メンテナンスでは、いままさに日本の株式市場で注目度が急上昇している「フィジカルAI」が関わってきそうです。フィジカルAIの「ハード」の部分は日本のお家芸なので、メンテナンス分野でも日本から有力企業が出てきてほしいですね。
中原氏:大きいモメンタムでいうと、世界中でモノづくりの価値が再注目されていて、日本は再び世界で期待されやすい立ち位置に戻ってきているのではないでしょうか。フュージョンエネルギーはどんな会社でも参入できる産業ではないので、日本が培ってきた技術力が活きる分野だと思います。
「この会社でしか作れない」というモノづくりの話になると、広義では機械系や重工系企業の話になりますが、化学メーカーや電源メーカー、熱エネルギー関連、素材関連など、核融合が絡むことでさまざまな産業の企業が再注目されるきっかけになればいいなと考えています。

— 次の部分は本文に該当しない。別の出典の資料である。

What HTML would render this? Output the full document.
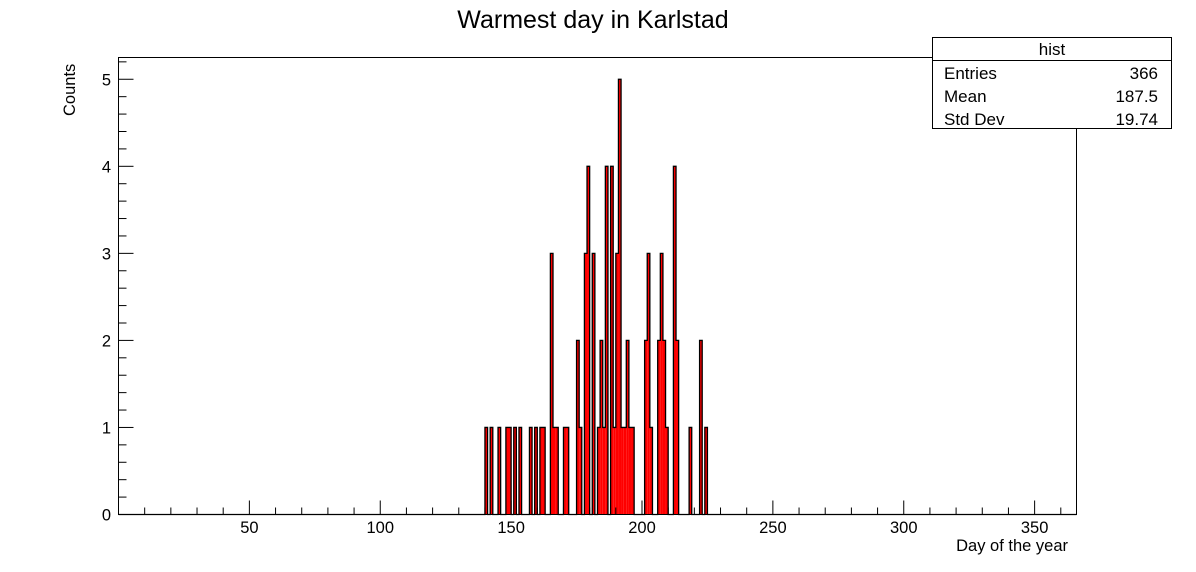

広木:核融合は、エネルギー資源に乏しい日本にとって、非常に夢のある話ですね。こうした「夢」は、いまの日本にとって重要でしょう。核融合は、投資家の大きな夢と期待を背負う産業のひとつであることが、今日のお話でわかりました。日本企業が高シェアを獲得できる有望な産業になるように、これからも核融合発電の実現に向け、邁進していただきたいと思います。